Reactive oxygen species (ROS) production and signaling in plant-pathogen interactions. (A) Perception of microbe- or pathogen-associated molecular patterns (MAMPs or PAMPs) or effectors by plants via membrane-bound pattern recognition receptors (PRRs) or intracellular nucleotide-binding leucine-rich repeat (NLR) receptors, respectively, activates NADPH oxidases as well as peroxidases, triggering ROS production and the ROS burst. (B) Perception of MAMPs or PAMPs by PRRs induces weak ROS bursts, leading to PAMP-triggered immunity (PTI)-dependent basal defense responses. Adapted pathogens secrete virulent effector proteins into plant cells to suppress the ROS burst and PTI, resulting in effector-triggered susceptibility (ETS) to cause disease in their respective host plants. Pathogen avirulence (Avr) effectors interact directly or indirectly with intracellular NLR proteins, leading to a strong ROS burst and HR cell death response, key components of effector-triggered immunity (ETI).

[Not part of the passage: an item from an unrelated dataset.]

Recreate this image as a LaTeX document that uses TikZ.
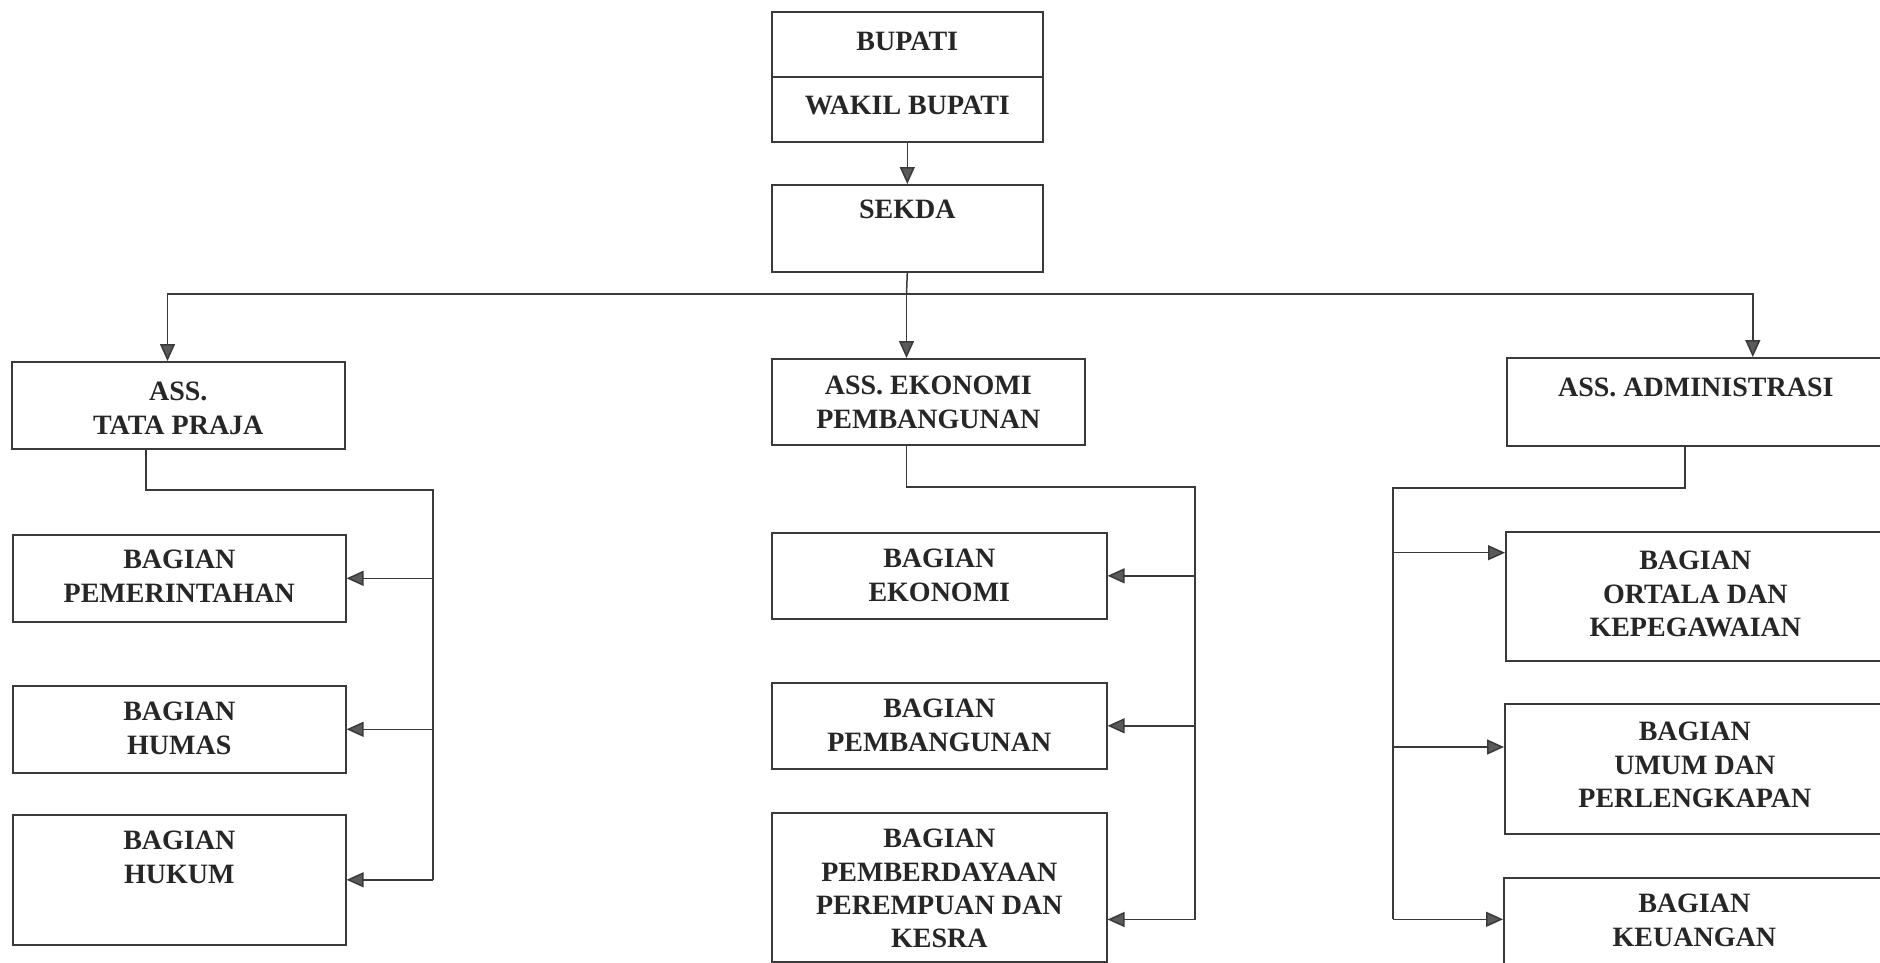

ETI is an accelerated and amplified PTI response, resulting in disease resistance and, usually, a resistance (R) gene-mediated HR cell death response at the infection site in plants.

FIGURE 3

Convergent effector targeting of ROS signaling networks in plant cells. Plant pathogens secrete effectors into the apoplastic area and cytoplasm of plant cells. These apoplastic effectors interfere with PRR-mediated PAMP recognition, ultimately leading to the inactivation of plasma membrane-bound RBOHs. Cytoplasmic effectors target the kinase domains of PRRs, the receptor-like cytoplasmic kinase (RLCK) BIK1, MAPK cascades, and WRKY transcription factors, inhibiting the transcription of RBOHs and NADP-ME, both essential for robust ROS generation. A bacterial type III effector inhibits BIK1 downstream of the PRR (BAK1), enhancing virulence. Some cytoplasmic effectors target vesicle trafficking, suppressing the transport of ROS-producing RBOH enzymes to the plasma membrane during infection. Secreted pathogen effectors block the metabolic coenzyme NADP-ME, inhibiting the transfer of electrons to the NADPH oxidases (RBOHs) responsible for ROS generation. The biomembrane channels, aquaporins, mediate H₂O₂ transport across biological membranes. However, when specific pathogen effectors recognize intracellular NLR proteins, the effector no longer functions as a virulence factor; here, the effector-NLR complex leads to a strong apoplastic ROS burst and HR cell death response. The PRR-associated kinase BIK1 directly phosphorylates the NADPH oxidase RBOHD to enhance RBOHD-mediated ROS production. Rac1 directly interacts with both NLR and RBOH to activate RBOH. Apoplastic ROS are toxic to pathogens and also activate MAPK cascades and RBOH enzymes in their role as immune signal molecules.